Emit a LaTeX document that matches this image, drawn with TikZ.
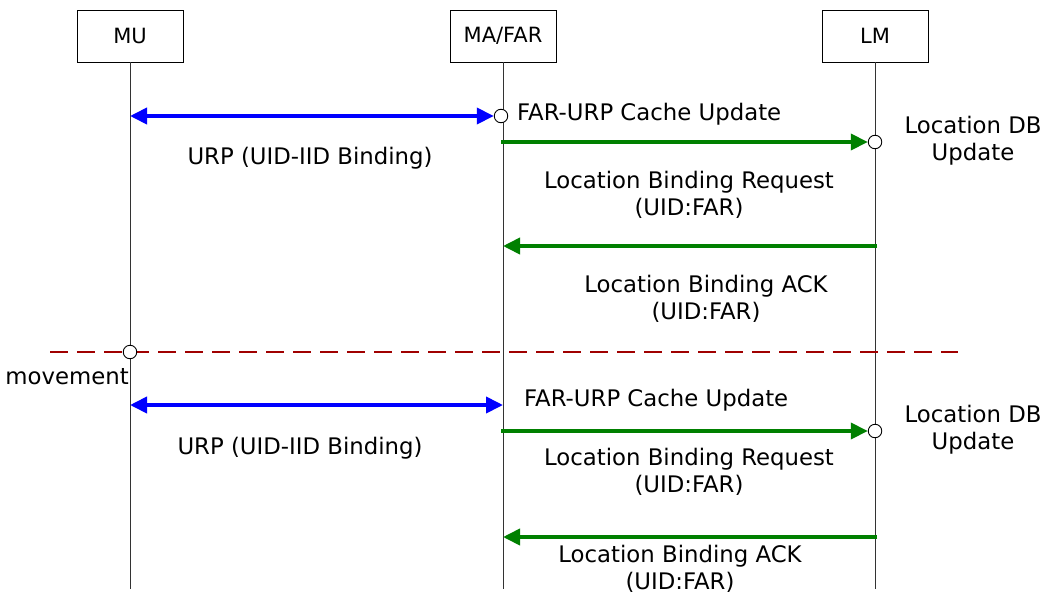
\documentclass[tikz,border=0pt]{standalone}
\usepackage{fontspec}
\setmainfont{DejaVu Sans}
\usetikzlibrary{arrows.meta}
\definecolor{msgblue}{RGB}{0,0,255}
\definecolor{msggreen}{RGB}{0,128,0}
\definecolor{moveline}{RGB}{160,0,0}
\begin{document}
\begin{tikzpicture}[x=1pt,y=-1pt,
  actor/.style={draw=black,line width=0.8pt,minimum width=106pt,minimum height=52pt,
    inner sep=0pt,font=\fontsize{21}{25}\selectfont},
  lifeline/.style={draw=black!80,line width=0.9pt},
  event/.style={circle,draw=black,fill=white,line width=0.9pt,minimum size=13.5pt,inner sep=0pt},
  msglabel/.style={align=center,inner sep=0pt,font=\fontsize{22.8}{27}\selectfont},
  bluemsg/.style={draw=msgblue,line width=3.8pt,{Triangle[length=17pt,width=16pt]}-{Triangle[length=17pt,width=16pt]}},
  greenmsg/.style={draw=msggreen,line width=3.8pt,-{Triangle[length=17pt,width=16pt]}},
  moveline/.style={draw=moveline,line width=2.4pt,dash pattern=on 18pt off 9pt}
]
\useasboundingbox (0,0) rectangle (1049,597);

% participants
\node[actor] (mu)  at (130,36) {MU};
\node[actor] (far) at (503,36) {MA/FAR};
\node[actor] (lm)  at (875,36) {LM};

% lifeline ends
\coordinate (muend)  at (130,589);
\coordinate (farend) at (503,589);
\coordinate (lmend)  at (875,589);
\draw[lifeline] (mu.south)  -- (muend);
\draw[lifeline] (far.south) -- (farend);
\draw[lifeline] (lm.south)  -- (lmend);

% points on the lifelines
\coordinate (muA)   at (130,116);
\coordinate (farB)  at (501,142);
\coordinate (lmC)   at (877,246);
\coordinate (farC)  at (503,246);
\coordinate (muD)   at (130,405);
\coordinate (farD)  at (503,405);
\coordinate (farE)  at (501,431);
\coordinate (lmF)   at (877,537);
\coordinate (farF)  at (503,537);
\coordinate (moveL) at (50,352);
\coordinate (moveR) at (958,352);

% movement separator
\draw[moveline] (moveL) -- (moveR);

% event markers
\node[event] (cacheA) at (501,116) {};
\node[event] (dbA)    at (875,142) {};
\node[event] (move)   at (130,352) {};
\node[event] (dbB)    at (875,431) {};

% first binding round
\draw[bluemsg]  (muA) -- (cacheA);
\draw[greenmsg] (farB) -- (dbA);
\draw[greenmsg] (lmC) -- (farC);

% second binding round
\draw[bluemsg]  (muD) -- (farD);
\draw[greenmsg] (farE) -- (dbB);
\draw[greenmsg] (lmF) -- (farF);

% labels
\node[msglabel,anchor=west] (lcA) at (517,114) {FAR-URP Cache Update};
\node[msglabel] (lurpA) at (310,158) {URP (UID-IID Binding)};
\node[msglabel] (ldbA)  at (973,140.5) {Location DB\\Update};
\node[msglabel] (lreqA) at (689,194.5) {Location Binding Request\\(UID:FAR)};
\node[msglabel] (lackA) at (706,298.5) {Location Binding ACK\\(UID:FAR)};
\node[msglabel,anchor=east] (lmove) at (129,377) {movement};
\node[msglabel,anchor=west] (lcB) at (524,400) {FAR-URP Cache Update};
\node[msglabel] (lurpB) at (300,448) {URP (UID-IID Binding)};
\node[msglabel] (ldbB)  at (973,429.5) {Location DB\\Update};
\node[msglabel] (lreqB) at (689,471.5) {Location Binding Request\\(UID:FAR)};
\node[msglabel] (lackB) at (680,569) {Location Binding ACK\\(UID:FAR)};
\end{tikzpicture}
\end{document}
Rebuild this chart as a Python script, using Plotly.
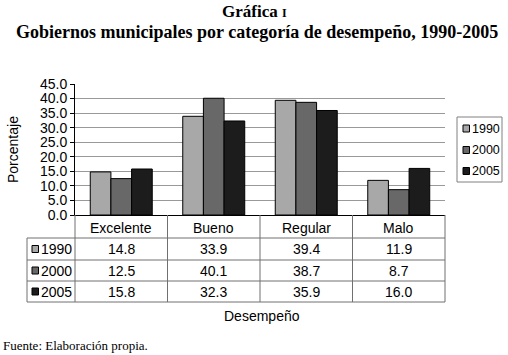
※ ※ ※
Written instruction
Omit the pictures and reproduce the listing exactly.

Correct output
Emit a LaTeX document that matches this image, drawn with TikZ.
\documentclass[tikz,border=0pt]{standalone}
\usepackage{fontspec}
\setmainfont{DejaVu Sans}
\usetikzlibrary{arrows.meta}
\definecolor{msgblue}{RGB}{0,0,255}
\definecolor{msggreen}{RGB}{0,128,0}
\definecolor{moveline}{RGB}{160,0,0}
\begin{document}
\begin{tikzpicture}[x=1pt,y=-1pt,
  actor/.style={draw=black,line width=0.8pt,minimum width=106pt,minimum height=52pt,
    inner sep=0pt,font=\fontsize{21}{25}\selectfont},
  lifeline/.style={draw=black!80,line width=0.9pt},
  event/.style={circle,draw=black,fill=white,line width=0.9pt,minimum size=13.5pt,inner sep=0pt},
  msglabel/.style={align=center,inner sep=0pt,font=\fontsize{22.8}{27}\selectfont},
  bluemsg/.style={draw=msgblue,line width=3.8pt,{Triangle[length=17pt,width=16pt]}-{Triangle[length=17pt,width=16pt]}},
  greenmsg/.style={draw=msggreen,line width=3.8pt,-{Triangle[length=17pt,width=16pt]}},
  moveline/.style={draw=moveline,line width=2.4pt,dash pattern=on 18pt off 9pt}
]
\useasboundingbox (0,0) rectangle (1049,597);

% participants
\node[actor] (mu)  at (130,36) {MU};
\node[actor] (far) at (503,36) {MA/FAR};
\node[actor] (lm)  at (875,36) {LM};

% lifeline ends
\coordinate (muend)  at (130,589);
\coordinate (farend) at (503,589);
\coordinate (lmend)  at (875,589);
\draw[lifeline] (mu.south)  -- (muend);
\draw[lifeline] (far.south) -- (farend);
\draw[lifeline] (lm.south)  -- (lmend);

% points on the lifelines
\coordinate (muA)   at (130,116);
\coordinate (farB)  at (501,142);
\coordinate (lmC)   at (877,246);
\coordinate (farC)  at (503,246);
\coordinate (muD)   at (130,405);
\coordinate (farD)  at (503,405);
\coordinate (farE)  at (501,431);
\coordinate (lmF)   at (877,537);
\coordinate (farF)  at (503,537);
\coordinate (moveL) at (50,352);
\coordinate (moveR) at (958,352);

% movement separator
\draw[moveline] (moveL) -- (moveR);

% event markers
\node[event] (cacheA) at (501,116) {};
\node[event] (dbA)    at (875,142) {};
\node[event] (move)   at (130,352) {};
\node[event] (dbB)    at (875,431) {};

% first binding round
\draw[bluemsg]  (muA) -- (cacheA);
\draw[greenmsg] (farB) -- (dbA);
\draw[greenmsg] (lmC) -- (farC);

% second binding round
\draw[bluemsg]  (muD) -- (farD);
\draw[greenmsg] (farE) -- (dbB);
\draw[greenmsg] (lmF) -- (farF);

% labels
\node[msglabel,anchor=west] (lcA) at (517,114) {FAR-URP Cache Update};
\node[msglabel] (lurpA) at (310,158) {URP (UID-IID Binding)};
\node[msglabel] (ldbA)  at (973,140.5) {Location DB\\Update};
\node[msglabel] (lreqA) at (689,194.5) {Location Binding Request\\(UID:FAR)};
\node[msglabel] (lackA) at (706,298.5) {Location Binding ACK\\(UID:FAR)};
\node[msglabel,anchor=east] (lmove) at (129,377) {movement};
\node[msglabel,anchor=west] (lcB) at (524,400) {FAR-URP Cache Update};
\node[msglabel] (lurpB) at (300,448) {URP (UID-IID Binding)};
\node[msglabel] (ldbB)  at (973,429.5) {Location DB\\Update};
\node[msglabel] (lreqB) at (689,471.5) {Location Binding Request\\(UID:FAR)};
\node[msglabel] (lackB) at (680,569) {Location Binding ACK\\(UID:FAR)};
\end{tikzpicture}
\end{document}
Rebuild this chart as a Python script, using Plotly.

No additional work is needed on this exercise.